Polski satelita spłonął w atmosferze ziemskiej. Dla PW-Sat2 to już koniec żeglowania na orbicie
Choć na pierwszy rzut oka brzmi to jak sprzeczność, ale w rzeczywistości zniszczenie satelity w atmosferze ziemskiej jest ogromnym sukcesem zespołu studentów z Politechniki Warszawskiej. O to właśnie chodziło.
PW-Sat2 to niewielki satelita, który został wyniesiony na orbitę okołoziemską na szczycie rakiety Falcon 9 pod koniec 2018 r. W ramach misji satelity studenci ze Studenckiego Koła Astronautycznego chcieli sprawdzić, czy tzw. żagle słoneczne są w stanie skutecznie sprowadzać satelity, które zakończyły swoją misję na orbicie, w niższe warstwy atmosfery. Wbrew pozorom to niezwykle ważne zagadnienie. W dobie wysyłania na orbitę tysięcy satelitów rocznie, rośnie potrzeba opracowania systemu, który skutecznie będzie ściągał nieczynne satelity z orbity tak, aby nie pozostawały tam przez kolejne lata i dekady jako śmieci kosmiczne, które mogą jedynie stanowić zagrożenie dla innych satelitów, statków czy stacji kosmicznych.
Studenci z Politechniki Warszawskiej po wyniesieniu satelity na orbitę najpierw przetestowali wszystkie systemy: układ zasilania, komunikacji, komputer pokładowy, kamery oraz czujnik Słońca, a następnie 29 grudnia 2018 r. otworzyli żagiel deorbitacyjny, który po pełnym rozłożeniu miał powierzchnię 4 m kw.
Trudny początek misji
Zaledwie trzy dni po otwarciu żagla, w niezwykle cienkiej płachcie pojawiło się rozerwanie, które z czasem objęło 30 proc. jego powierzchni. W efekcie skuteczność hamowania za pomocą żagla spadła, a tym samym prognozowany czas jego misji uległ wydłużeniu z pierwotnie planowanych kilkunastu miesięcy do ponad dwóch lat.
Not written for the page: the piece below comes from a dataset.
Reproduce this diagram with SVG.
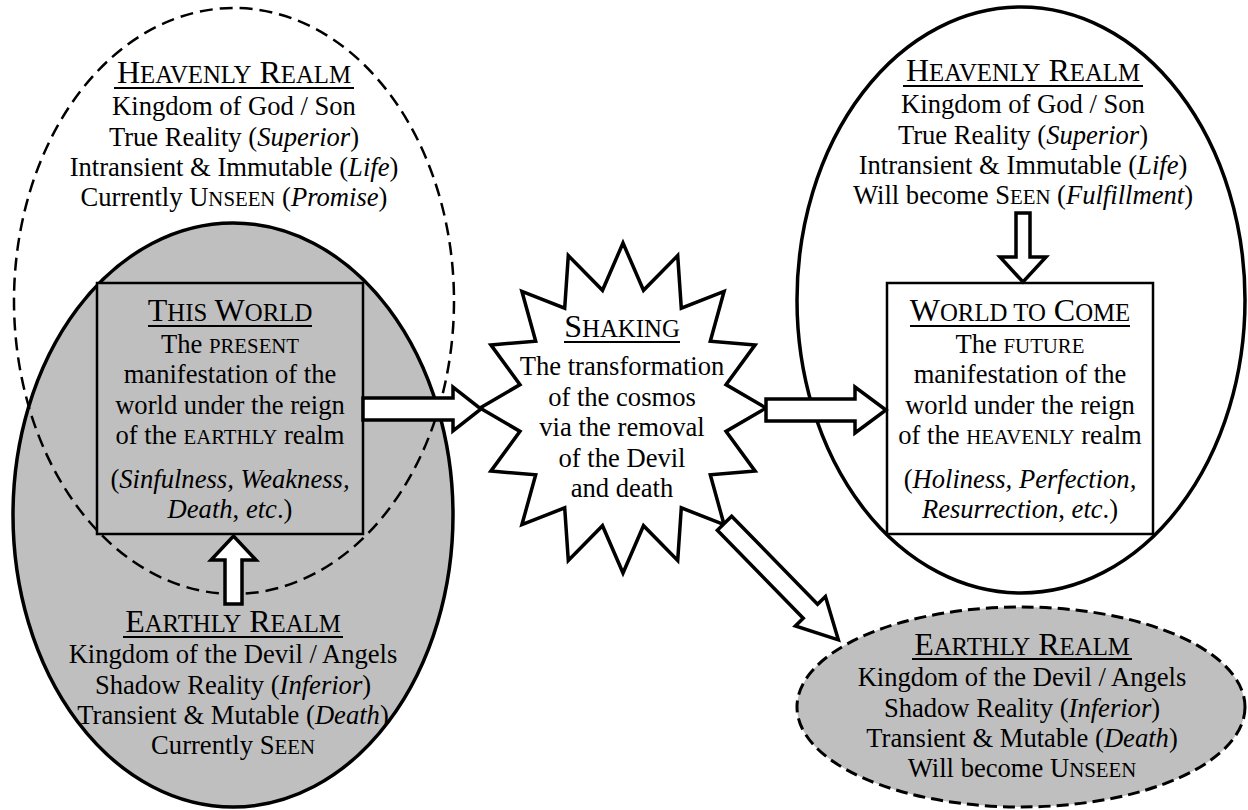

W toku misji kontrolerzy łączyli się z satelitą ponad 5000 razy. Na Ziemię dotarło natomiast prawie 1500 zdjęć wykonanych przez kamery pokładowe satelity.
Ostatnie tygodnie misji oznaczały regularny codzienny kontakt z satelitą i monitorowanie jego orbity. Ostatnie zdjęcie, jakie dotarło na Ziemię, zostało wykonane 20 lutego. PW-Sat2 znajdował się już wtedy na wysokości 312 km.
Wraz z wchodzeniem w coraz gęstsze warstwy atmosfery satelita z rozłożonym żaglem łapał coraz więcej cząsteczek atmosfery, przez co w pewnym momencie zaczął się obracać. W ciągu kilku ostatnich dni nawiązywanie kontaktu z satelitą stało się coraz trudniejsze. Po raz ostatni dane między kontrolerami a satelitą odebrano w nocy z 22 na 23 lutego. Satelita znajdował się wtedy na wysokości 275 km.
Dane telemetryczne wskazują, że satelita spłonął w ziemskiej atmosferze nad ranem 23 lutego.
Wnioski z misji
Pierwotnie PW-Sat2 trafił na orbitę na wysokości 590 km. Gdyby nie był wyposażony w żagiel, z czasem także trafiłby w ziemską atmosferę, jednak na taką deorbitację należałoby poczekać co najmniej 15 lat.
Dzięki rozłożeniu żagla, bez konieczności stosowania żadnych silników, satelita na zejście z orbity potrzebował zaledwie 2 lat 1 miesiąca i 24 dni. Można przypuszczać, że gdyby nie doszło do rozerwania żagla na samym początku, satelita spłonąłby nawet rok wcześniej.